Торнео оказался первым пунктом, принявшим Ленина из его последней эмиграции. Теперь Ленин был дома, в России.

Революционная атмосфера почувствовалась сразу же, на железнодорожной станции. Достали свежие газеты, встретились с солдатами, искавшими ответов на вопросы о войне и мире, о земле и свободе. Владимир Ильич тут же, в вагоне, втянулся в оживленную беседу с солдатами, расспрашивал их, объяснял им необходимость борьбы за победу пролетариата и крестьянства над буржуазией.

Весть о возвращении В. И. Ленина летела впереди поезда, и на станциях и полустанках собирались люди, чтобы увидеть и услышать Ильича, чтобы приветствовать своего пролетарского вождя. В Гельсингфорсе и Выборге множество людей ожидало Ленина, состоялись первые митинги на родной земле, на которых выступал Владимир Ильич.

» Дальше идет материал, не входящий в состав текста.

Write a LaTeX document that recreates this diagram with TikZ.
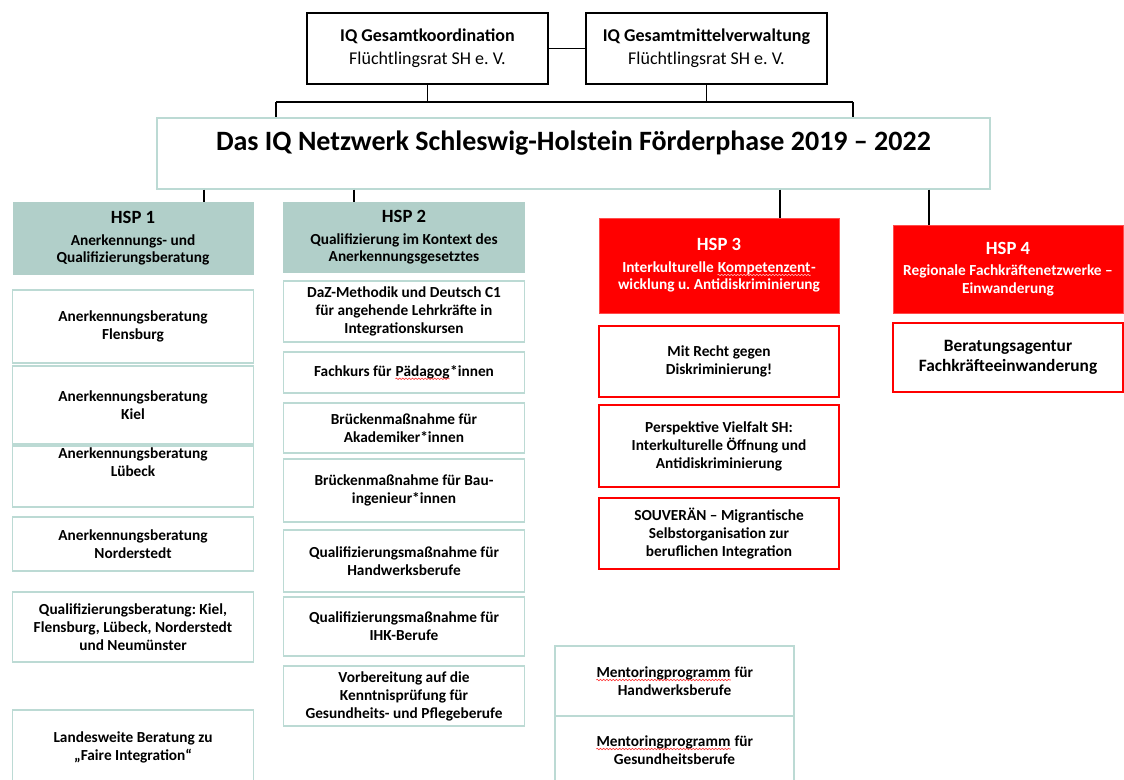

Друзья и соратники встретили поезд Ленина в Белоострове. А в Сестрорецке состоялся массовый митинг. Это были встречи Ленина с народом. Так с первых же часов Владимир Ильич Ленин встал во главе революционных пролетарских масс России.

Петроград ждал своего вождя. Редакция «Правды» и Петроградский комитет РСДРП(б) сообщили заводам и воинским частям, что вечером 3 апреля на Финляндский вокзал прибывает Ленин. Владимир Ильич и Надежда Константиновна еще беспокоились в вагоне, удастся ли найти извозчика в столь поздний час пасхального вечера, они не знали, что мощные колонны рабочих, солдат и матросов уже стягивались под революционными знаменами со всех концов города к Финляндскому вокзалу.

При свете прожекторов, под звуки боевых песен революции и приветственные возгласы В. И. Ленин появился на башне броневика. Когда стих восторженный гул переполненной площади, он произнес свою речь, закончив ее знаменитым призывом:

«Да здравствует социалистическая революция!»

Вождь пролетарской партии стал у руля социалистической революции.